> Your objective: Repeat the span of the entries below that starts at the line with "Generate a Python" and ends at the line with "-0.014, -0.006, -0.002, -0.0005]", nothing more. Skip the pictures.
"""
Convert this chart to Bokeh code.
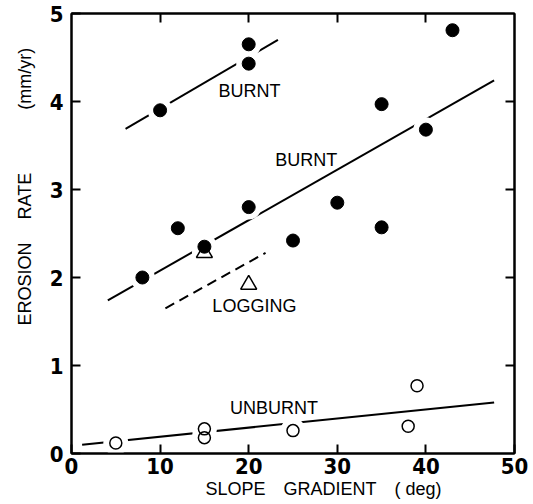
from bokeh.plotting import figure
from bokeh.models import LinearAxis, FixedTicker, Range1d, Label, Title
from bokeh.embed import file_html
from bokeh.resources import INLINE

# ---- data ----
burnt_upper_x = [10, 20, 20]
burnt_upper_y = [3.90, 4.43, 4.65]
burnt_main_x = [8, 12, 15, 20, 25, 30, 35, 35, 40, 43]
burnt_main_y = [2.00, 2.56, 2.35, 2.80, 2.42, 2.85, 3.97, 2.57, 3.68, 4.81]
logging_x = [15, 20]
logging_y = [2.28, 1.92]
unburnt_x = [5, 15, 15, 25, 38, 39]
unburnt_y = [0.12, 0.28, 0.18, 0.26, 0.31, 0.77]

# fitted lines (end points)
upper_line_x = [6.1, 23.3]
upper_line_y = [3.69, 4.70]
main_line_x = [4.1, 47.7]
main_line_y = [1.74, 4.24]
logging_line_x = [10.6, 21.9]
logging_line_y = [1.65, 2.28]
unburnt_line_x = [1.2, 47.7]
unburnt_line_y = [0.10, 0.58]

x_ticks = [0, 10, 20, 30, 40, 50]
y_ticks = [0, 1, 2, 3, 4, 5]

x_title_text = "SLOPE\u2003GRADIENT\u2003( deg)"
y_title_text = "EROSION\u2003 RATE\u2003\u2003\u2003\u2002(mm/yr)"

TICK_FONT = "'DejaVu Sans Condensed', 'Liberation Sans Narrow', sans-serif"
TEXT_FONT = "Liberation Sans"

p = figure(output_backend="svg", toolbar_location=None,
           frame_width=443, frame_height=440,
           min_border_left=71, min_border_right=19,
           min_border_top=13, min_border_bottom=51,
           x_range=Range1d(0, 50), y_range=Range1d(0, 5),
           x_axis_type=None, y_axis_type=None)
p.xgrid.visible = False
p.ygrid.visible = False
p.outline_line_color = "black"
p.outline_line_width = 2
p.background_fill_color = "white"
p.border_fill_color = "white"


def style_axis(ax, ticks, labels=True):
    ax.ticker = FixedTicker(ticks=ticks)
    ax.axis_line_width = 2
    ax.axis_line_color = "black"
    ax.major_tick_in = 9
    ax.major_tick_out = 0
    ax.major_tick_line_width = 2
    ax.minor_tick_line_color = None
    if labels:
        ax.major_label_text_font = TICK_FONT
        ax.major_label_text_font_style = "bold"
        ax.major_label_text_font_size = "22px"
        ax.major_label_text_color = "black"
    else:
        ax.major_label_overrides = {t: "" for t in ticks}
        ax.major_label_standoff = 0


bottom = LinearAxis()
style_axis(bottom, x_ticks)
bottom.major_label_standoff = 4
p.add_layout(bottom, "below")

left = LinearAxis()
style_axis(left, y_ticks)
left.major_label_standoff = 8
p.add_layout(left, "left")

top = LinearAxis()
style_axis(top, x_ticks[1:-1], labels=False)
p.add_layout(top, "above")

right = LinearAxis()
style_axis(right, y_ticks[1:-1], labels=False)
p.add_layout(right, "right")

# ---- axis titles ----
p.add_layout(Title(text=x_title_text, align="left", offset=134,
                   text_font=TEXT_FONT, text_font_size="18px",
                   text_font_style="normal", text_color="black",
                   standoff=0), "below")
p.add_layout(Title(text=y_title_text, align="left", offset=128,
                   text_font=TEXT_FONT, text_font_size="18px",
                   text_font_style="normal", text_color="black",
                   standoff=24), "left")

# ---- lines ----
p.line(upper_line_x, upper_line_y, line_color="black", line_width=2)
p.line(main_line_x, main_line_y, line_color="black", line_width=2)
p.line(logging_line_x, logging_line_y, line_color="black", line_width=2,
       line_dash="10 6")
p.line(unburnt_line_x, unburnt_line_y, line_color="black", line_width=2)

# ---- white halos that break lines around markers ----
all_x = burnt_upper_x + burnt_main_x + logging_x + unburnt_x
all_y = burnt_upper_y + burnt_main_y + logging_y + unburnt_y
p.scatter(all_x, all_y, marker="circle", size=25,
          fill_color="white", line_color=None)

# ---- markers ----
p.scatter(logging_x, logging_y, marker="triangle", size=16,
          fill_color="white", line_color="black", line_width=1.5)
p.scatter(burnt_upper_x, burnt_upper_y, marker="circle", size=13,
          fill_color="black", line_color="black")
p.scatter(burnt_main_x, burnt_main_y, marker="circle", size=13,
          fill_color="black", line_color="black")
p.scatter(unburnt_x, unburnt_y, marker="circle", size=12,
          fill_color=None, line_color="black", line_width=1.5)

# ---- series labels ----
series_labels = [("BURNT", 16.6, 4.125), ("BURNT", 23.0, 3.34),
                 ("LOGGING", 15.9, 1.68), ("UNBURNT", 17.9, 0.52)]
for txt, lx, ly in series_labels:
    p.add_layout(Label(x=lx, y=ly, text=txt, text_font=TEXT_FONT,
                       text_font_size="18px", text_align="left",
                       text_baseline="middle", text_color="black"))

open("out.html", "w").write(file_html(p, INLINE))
"""
"""
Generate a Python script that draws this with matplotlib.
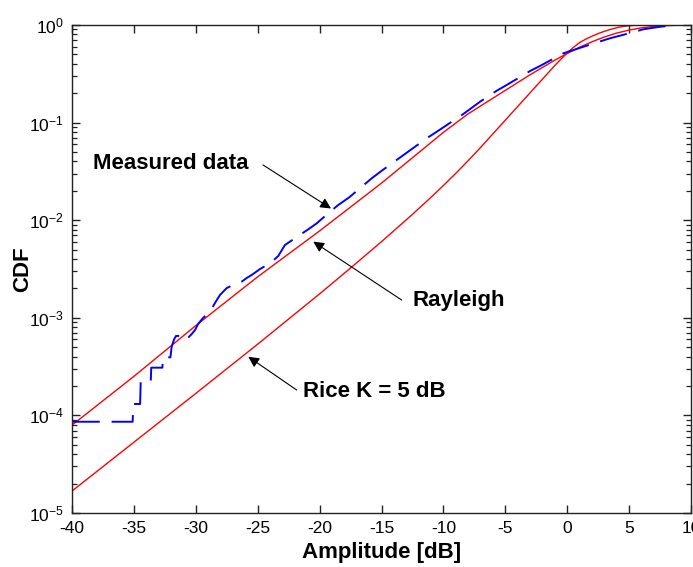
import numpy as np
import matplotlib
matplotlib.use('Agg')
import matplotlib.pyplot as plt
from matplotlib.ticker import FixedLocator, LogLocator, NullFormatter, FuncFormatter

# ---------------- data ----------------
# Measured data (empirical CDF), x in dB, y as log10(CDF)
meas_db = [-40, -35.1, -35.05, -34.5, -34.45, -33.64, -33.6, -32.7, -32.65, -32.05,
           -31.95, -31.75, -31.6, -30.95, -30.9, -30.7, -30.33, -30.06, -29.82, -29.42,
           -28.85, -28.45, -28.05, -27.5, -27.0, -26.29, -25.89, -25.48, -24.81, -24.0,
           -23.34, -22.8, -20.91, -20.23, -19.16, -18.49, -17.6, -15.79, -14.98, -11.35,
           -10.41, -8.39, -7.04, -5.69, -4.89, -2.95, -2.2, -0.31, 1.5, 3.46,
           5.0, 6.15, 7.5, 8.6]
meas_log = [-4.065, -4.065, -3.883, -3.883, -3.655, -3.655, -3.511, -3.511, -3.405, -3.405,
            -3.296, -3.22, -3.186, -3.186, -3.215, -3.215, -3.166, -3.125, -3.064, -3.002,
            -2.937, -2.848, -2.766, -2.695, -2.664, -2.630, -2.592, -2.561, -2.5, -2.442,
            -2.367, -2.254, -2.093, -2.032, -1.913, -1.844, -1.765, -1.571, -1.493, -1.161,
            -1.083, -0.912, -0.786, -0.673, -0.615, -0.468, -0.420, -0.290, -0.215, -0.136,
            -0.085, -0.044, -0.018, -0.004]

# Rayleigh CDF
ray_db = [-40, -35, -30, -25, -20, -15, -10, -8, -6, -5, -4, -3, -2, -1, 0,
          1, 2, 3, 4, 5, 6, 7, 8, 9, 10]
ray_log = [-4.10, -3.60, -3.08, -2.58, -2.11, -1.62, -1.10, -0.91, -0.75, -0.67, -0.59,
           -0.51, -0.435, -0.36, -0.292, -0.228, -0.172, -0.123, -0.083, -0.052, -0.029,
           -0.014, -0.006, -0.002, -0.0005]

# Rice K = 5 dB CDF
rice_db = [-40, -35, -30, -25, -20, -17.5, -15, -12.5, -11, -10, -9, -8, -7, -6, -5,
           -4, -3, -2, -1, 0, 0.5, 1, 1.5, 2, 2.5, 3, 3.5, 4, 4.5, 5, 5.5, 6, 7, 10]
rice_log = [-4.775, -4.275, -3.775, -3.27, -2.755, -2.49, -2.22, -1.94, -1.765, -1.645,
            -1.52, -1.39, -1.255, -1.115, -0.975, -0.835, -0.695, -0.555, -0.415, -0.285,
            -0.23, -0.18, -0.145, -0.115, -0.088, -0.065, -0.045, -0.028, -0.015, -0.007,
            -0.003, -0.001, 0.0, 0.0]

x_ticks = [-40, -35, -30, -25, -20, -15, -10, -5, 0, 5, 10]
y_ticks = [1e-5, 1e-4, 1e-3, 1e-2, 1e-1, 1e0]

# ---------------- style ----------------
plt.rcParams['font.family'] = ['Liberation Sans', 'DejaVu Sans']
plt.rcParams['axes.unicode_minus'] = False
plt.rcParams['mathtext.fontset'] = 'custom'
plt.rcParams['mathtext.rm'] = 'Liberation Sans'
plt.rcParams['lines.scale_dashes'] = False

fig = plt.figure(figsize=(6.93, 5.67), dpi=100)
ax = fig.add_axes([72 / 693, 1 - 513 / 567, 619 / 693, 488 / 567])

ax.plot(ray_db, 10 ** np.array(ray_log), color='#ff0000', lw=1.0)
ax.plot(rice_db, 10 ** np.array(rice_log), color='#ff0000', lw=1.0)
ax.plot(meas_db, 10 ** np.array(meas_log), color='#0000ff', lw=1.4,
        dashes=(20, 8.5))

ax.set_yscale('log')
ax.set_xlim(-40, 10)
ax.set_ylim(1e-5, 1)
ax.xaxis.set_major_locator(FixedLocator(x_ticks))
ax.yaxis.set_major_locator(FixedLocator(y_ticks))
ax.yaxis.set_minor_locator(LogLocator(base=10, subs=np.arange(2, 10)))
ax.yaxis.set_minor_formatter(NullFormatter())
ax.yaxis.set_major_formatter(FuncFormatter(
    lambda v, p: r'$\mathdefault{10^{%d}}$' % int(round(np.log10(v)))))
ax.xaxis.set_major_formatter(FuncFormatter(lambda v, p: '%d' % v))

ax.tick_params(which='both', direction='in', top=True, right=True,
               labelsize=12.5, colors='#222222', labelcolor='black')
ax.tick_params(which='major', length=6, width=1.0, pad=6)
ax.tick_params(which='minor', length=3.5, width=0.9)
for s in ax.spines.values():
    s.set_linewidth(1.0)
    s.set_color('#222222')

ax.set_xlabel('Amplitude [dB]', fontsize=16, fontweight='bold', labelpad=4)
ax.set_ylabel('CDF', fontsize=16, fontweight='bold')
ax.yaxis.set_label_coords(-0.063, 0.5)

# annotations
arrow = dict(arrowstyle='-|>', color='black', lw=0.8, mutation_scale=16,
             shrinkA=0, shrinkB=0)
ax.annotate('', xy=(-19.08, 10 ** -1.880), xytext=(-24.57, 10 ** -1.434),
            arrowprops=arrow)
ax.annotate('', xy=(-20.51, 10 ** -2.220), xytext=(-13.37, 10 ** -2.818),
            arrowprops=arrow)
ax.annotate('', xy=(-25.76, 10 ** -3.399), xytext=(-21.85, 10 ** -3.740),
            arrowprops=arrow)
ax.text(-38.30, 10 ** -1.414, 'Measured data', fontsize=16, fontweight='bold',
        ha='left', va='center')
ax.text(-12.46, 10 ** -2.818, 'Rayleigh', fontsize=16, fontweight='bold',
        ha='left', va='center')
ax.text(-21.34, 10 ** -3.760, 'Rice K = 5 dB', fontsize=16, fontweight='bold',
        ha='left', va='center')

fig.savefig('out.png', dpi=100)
"""
> Exercise output:
Generate a Python script that draws this with matplotlib.
import numpy as np
import matplotlib
matplotlib.use('Agg')
import matplotlib.pyplot as plt
from matplotlib.ticker import FixedLocator, LogLocator, NullFormatter, FuncFormatter

# ---------------- data ----------------
# Measured data (empirical CDF), x in dB, y as log10(CDF)
meas_db = [-40, -35.1, -35.05, -34.5, -34.45, -33.64, -33.6, -32.7, -32.65, -32.05,
           -31.95, -31.75, -31.6, -30.95, -30.9, -30.7, -30.33, -30.06, -29.82, -29.42,
           -28.85, -28.45, -28.05, -27.5, -27.0, -26.29, -25.89, -25.48, -24.81, -24.0,
           -23.34, -22.8, -20.91, -20.23, -19.16, -18.49, -17.6, -15.79, -14.98, -11.35,
           -10.41, -8.39, -7.04, -5.69, -4.89, -2.95, -2.2, -0.31, 1.5, 3.46,
           5.0, 6.15, 7.5, 8.6]
meas_log = [-4.065, -4.065, -3.883, -3.883, -3.655, -3.655, -3.511, -3.511, -3.405, -3.405,
            -3.296, -3.22, -3.186, -3.186, -3.215, -3.215, -3.166, -3.125, -3.064, -3.002,
            -2.937, -2.848, -2.766, -2.695, -2.664, -2.630, -2.592, -2.561, -2.5, -2.442,
            -2.367, -2.254, -2.093, -2.032, -1.913, -1.844, -1.765, -1.571, -1.493, -1.161,
            -1.083, -0.912, -0.786, -0.673, -0.615, -0.468, -0.420, -0.290, -0.215, -0.136,
            -0.085, -0.044, -0.018, -0.004]

# Rayleigh CDF
ray_db = [-40, -35, -30, -25, -20, -15, -10, -8, -6, -5, -4, -3, -2, -1, 0,
          1, 2, 3, 4, 5, 6, 7, 8, 9, 10]
ray_log = [-4.10, -3.60, -3.08, -2.58, -2.11, -1.62, -1.10, -0.91, -0.75, -0.67, -0.59,
           -0.51, -0.435, -0.36, -0.292, -0.228, -0.172, -0.123, -0.083, -0.052, -0.029,
           -0.014, -0.006, -0.002, -0.0005]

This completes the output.